Last weekend we had an excellent sailing trip from Nieuwpoort to Ramsgate and back again. And as it happens on such occasions, conversation touched the subject of Coriolis forces, which is important - for sailors - to understand the deviations of air flows when they move from high to low pressure areas (deviation to the right in the Northern hemisphere, deviation to the left in the Southern hemisphere).
Often these conversations get needlessly complex. So here is my stab at it. The Coriolis force is a pseudo force, just as the centrifugal force is a pseudo force. You only need these pseudo forces to explain things if you are an observer on Earth who is not able to imagine how things would look from a distance. I was told a sailor must be able to see his boat from a bird’s perspective, so sailor, just fly a bit higher and watch the Earth from a few thousand (nautic) miles and you can forget about Coriolis and rely on more basic physics:
1. Newtonian inertia: tendency of an object to maintain its state of uniform motion (unless acted on by an external force).
2. The velocity of an object making a rotational movement (e.g. a rock on the surface of the Earth) is the ‘rotational velocity’ times the distance to the rotational axis. This means that a rock on the equator moves faster than a rock on the Tropic of Capricorn or the Tropic of Cancer.
3. Context: air moves in a thin layer around the Earth.

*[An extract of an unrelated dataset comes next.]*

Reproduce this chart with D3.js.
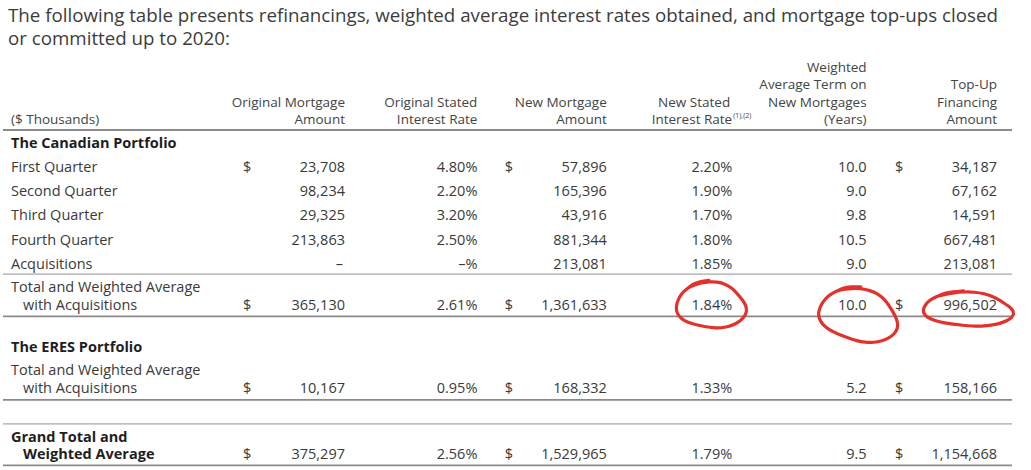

So what happens to an air particle that moves from South to North in the Northern hemisphere: since it is stuck in this thin layer around Earth, it moves to an area where the Earth’s velocity is lower than the velocity of the particle, and since it wants to keep its velocity, it moves along a line that curves to the right. The same reasoning can be applied for moving from North to South and for the equivalent cases in the Southern hemisphere.
When moving from West to East in the Northern hemisphere the reasoning is as follows: the (air) particle’s speed is larger than the speed of the underlying surface of the Earth. Because of its higher tangential speed the particle has the tendency to get thrown out of its orbit and move away from the Earth’s axis, but since it is locked in this thin layer, it can only do so by deflecting to the South, thus making a curve with a deviation to the right. Again, similar reasonings can be made for East to West and for the cases on the Southern hemisphere.
So no talking about Coriolis or other pseudo forces needed to understand air movements on Earth.